Directions
Beginning with the first line of the data below, reproduce every line unchanged, ending with the line that holds "import plotly.graph_objects as go".
──────── Data excerpt ────────
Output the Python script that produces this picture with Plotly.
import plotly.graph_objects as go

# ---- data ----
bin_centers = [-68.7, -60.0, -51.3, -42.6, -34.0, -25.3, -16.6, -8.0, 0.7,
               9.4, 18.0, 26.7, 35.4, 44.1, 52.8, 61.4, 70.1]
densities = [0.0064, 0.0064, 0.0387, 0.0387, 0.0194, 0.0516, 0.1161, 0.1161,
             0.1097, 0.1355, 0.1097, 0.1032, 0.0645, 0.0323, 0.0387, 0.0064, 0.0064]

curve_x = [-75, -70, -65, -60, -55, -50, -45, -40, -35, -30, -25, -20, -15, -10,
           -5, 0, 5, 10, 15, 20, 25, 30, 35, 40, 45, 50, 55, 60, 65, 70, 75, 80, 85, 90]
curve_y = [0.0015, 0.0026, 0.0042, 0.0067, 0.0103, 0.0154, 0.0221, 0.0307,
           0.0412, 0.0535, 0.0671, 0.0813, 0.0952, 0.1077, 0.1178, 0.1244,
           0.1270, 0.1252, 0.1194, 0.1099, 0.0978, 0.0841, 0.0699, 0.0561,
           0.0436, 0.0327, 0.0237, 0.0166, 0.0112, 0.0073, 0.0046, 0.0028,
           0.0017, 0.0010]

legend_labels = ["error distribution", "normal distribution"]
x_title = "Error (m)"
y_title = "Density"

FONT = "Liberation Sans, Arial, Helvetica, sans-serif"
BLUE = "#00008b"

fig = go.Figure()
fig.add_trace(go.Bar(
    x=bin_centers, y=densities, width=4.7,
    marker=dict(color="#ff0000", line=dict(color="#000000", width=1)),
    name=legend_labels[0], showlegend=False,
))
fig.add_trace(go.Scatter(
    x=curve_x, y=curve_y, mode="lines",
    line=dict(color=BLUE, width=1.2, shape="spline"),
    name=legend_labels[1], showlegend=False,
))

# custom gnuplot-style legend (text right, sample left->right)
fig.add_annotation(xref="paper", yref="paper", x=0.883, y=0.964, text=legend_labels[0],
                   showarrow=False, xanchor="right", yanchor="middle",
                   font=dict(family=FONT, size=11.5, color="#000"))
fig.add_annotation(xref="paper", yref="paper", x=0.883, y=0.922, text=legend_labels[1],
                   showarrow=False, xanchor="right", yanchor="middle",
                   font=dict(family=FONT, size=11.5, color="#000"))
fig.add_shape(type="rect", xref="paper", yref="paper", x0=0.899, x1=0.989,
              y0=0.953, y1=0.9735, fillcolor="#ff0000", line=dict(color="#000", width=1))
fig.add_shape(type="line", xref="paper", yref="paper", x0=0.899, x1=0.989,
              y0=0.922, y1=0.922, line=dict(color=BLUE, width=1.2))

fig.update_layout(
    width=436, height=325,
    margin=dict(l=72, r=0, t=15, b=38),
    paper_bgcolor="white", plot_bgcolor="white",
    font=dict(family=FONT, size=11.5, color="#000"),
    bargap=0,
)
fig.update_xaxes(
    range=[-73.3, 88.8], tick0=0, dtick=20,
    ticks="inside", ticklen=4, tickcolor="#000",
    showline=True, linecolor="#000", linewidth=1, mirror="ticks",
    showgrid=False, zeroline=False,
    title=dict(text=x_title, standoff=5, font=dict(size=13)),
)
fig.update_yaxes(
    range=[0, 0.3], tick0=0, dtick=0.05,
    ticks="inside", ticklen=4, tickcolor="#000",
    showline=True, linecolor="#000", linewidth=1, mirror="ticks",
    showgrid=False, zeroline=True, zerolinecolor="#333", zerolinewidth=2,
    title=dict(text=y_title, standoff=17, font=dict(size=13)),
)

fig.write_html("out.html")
────────
Written solution
Output the Python script that produces this picture with Plotly.
import plotly.graph_objects as go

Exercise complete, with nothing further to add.